Risk Factors for Anxiety

Everyone experiences anxiety, but not everyone develops the disorder. Studies have found that some people might be at a higher risk of getting a GAD diagnosis than others, which can be linked to the number of risk factors they qualify for. The more of these factors that a person has, the more likely they are to experience problematic anxiety:

  • Previous traumas: Individuals who have gone through abuse or neglect are more likely to develop anxiety disorders. Traumatic events like accidents, severe injuries, and other similar, life-threatening encounters can significantly increase an individual’s risk.
  • Stress: From an underlying disease or everyday life, mounting stress can make an individual more worrisome and panicky. Anxiety can stem from one major life event or may build up over time.
  • Personality predisposition: Certain personality types are more prone to anxiety. Individuals who are more likely to keep to themselves, those who aren’t as outgoing or personable, and those who tend to act more cautious are at a higher risk.
  • Drugs and alcohol use or misuse: As a substance’s concentration wanes, an individual may start to feel withdrawal symptoms. During this time, they’re likely to experience worry, fear, and nervousness due to their use. Some drugs also cause paranoia, which may induce anxiety disorders.
  • Other underlying health conditions: A variety of mental health conditions can make a person feel more anxious than they should. Health conditions affecting other body areas, like heart disease or diabetes, have triggered anxiety.
  • Family history: Individuals with relatives diagnosed with anxiety disorders are more likely to develop an anxiety disorder themselves.

How Does Anxiety Work?

It’s believed that anxiety comes from a chemical imbalance in some brain regions. Serotonin – a neurotransmitter responsible for regulating pressure, among others – seems higher in individuals with the disorder. But more than that, stress also impacts brain activity. Researchers have found that there isn’t one specific area active during an anxiety attack but several. And while it’s not entirely clear yet, science is showing that anxiety may result from improper or faulty communication between the ‘cognitive’ or thinking brain and the ‘emotional’ brain.

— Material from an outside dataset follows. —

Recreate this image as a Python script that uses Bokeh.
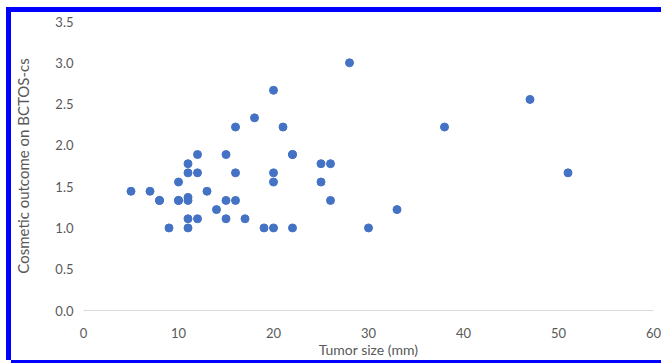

This means that individuals with anxiety might be unable to rationalize the absence of actual danger. For example, you might be walking in a well-lit, safe neighborhood at night, knowing that there haven’t been any instances of crimes in the area. But even with this actual, rational knowledge, your brain cannot transmit this information to the areas that regulate emotion, like the amygdala. And the result is that you feel anxious, panicked, and worried as you walk. That said, anxiety works as though the brain’s emotional areas overpower the rational ones.

Treatment for Anxiety Disorders

Treatment for anxiety disorder is a twofold process. One aspect is medication, while the other involves therapy and counseling. The most used remedies for anxiety are a form of antidepressants called selective serotonin reuptake inhibitors or SSRIs. These medications aim to regulate serotonin levels which are typically too high in individuals with anxiety.

On the other hand, behavioral therapies target underlying issues that might be causing anxiety. This includes unearthing past traumas that might have a lasting impact on the individual’s psyche. Another type of therapy is gradual desensitization, in which patients are exposed to stimulation that might induce their anxiety. Throughout the process, they’re given pointers on what to do, how to react, and how to rationalize to prevent their emotions from worsening. Over time, patients learn to adapt specific techniques they can use in real-life situations to function without fear and worry.